33 Annette Campbell March 14, 2011 at 4:17 pm

Great article–thank you! It’s like a breath of fresh air to see so many people with the same mindset about simple sustainable living. My husband and I have found that there’s nothing like connecting to other like-minded people to boost our motivation. And you wouldn’t believe what our “strength in numbers” does for us in terms of savings! We’ve been able to bypass the farmer’s markets and health food stores and buy in bulk directly from local farms and distributors of health food products. We buy together in bulk and then divide it between ourselves so nothing goes to waste.

Before, we had to rely on word-of-mouth to be able to organize ourselves. Now, we use a new online tool called SplitStuff (http://splitstuff.com) to organize micro co-ops among people living in our community. The site is just waiting for groups of neighbors and friends who want to organize like we do. We’ve also noticed that this kind of group support encourages and eases the transition to a more simple, green, and frugal lifestyle.


34 Melissa March 16, 2011 at 12:43 pm

Hi Annette,
I’m so glad you connected with me here. The idea of splitting costs is really great – I’m heading over to check out your sites now. 🙂
Peace to you,

35 Andrea Woolf May 21, 2011 at 1:57 am

Hi Melissa,

I love your post on simple living. I especially like your final points on not living beyond one’s means–energetically, monetarily, with scheduling time.

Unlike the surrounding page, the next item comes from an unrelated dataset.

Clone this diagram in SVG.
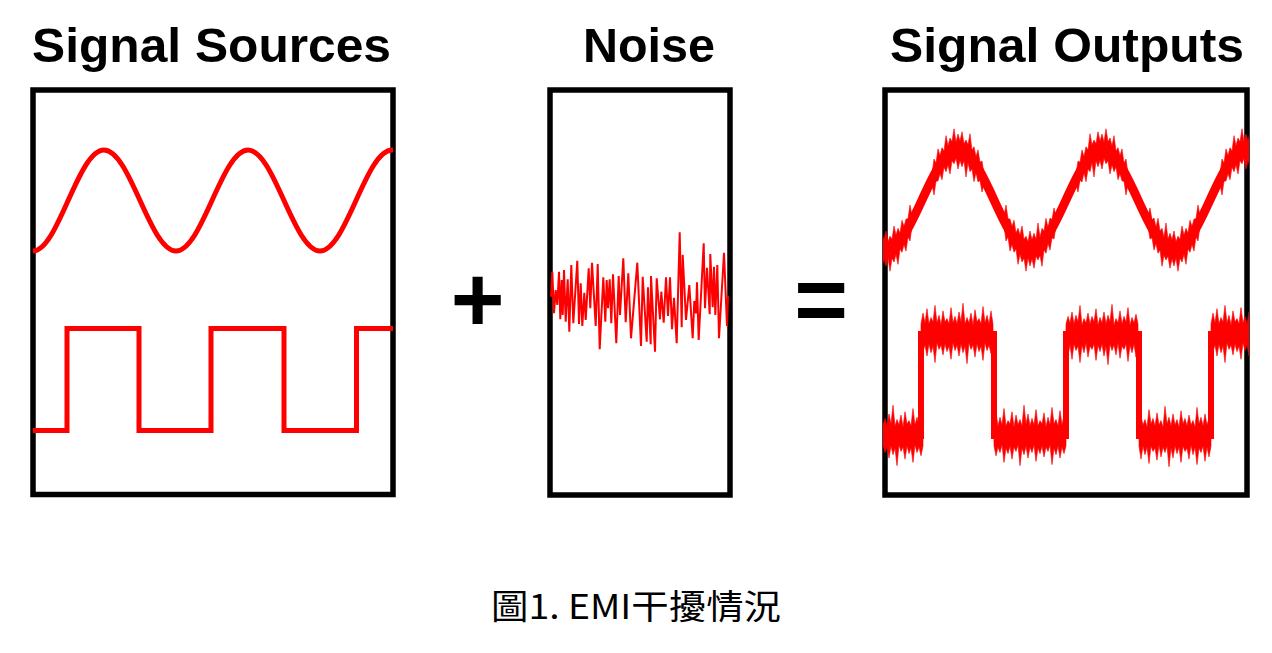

I appreciate the depth and heart of what you’ve written here. You obviously have given this subject a lot of thought and it’s great that you’re sharing your knowledge with others. You’re truly making a difference in the world. Keep doing what you’re doing!

To your magnificence!

36 Melissa May 23, 2011 at 11:58 am

Hi Andrea,
Wow, what a sweet comment. I’m glad the post resonated with you. Thanks so much for stopping by!

37 Yolanda Hoskins May 30, 2011 at 1:39 pm

I really enjoyed this post on simple living. My family has just recently begun our new journey of simple living and as you mentioned learning to change old habits. It is not easy to live traveling in a different direction than mainstream American culture would have you to go, but I am learning that it is very worth it for our health and overall well being.

38 Melissa June 6, 2011 at 12:47 pm

Hi Yolanda,
You’re right about that – not everyone can understand WHY we want to live a simpler life. I think I’ve learned to be who I am and let others do the same. Enjoy your journey and thanks for connecting with me!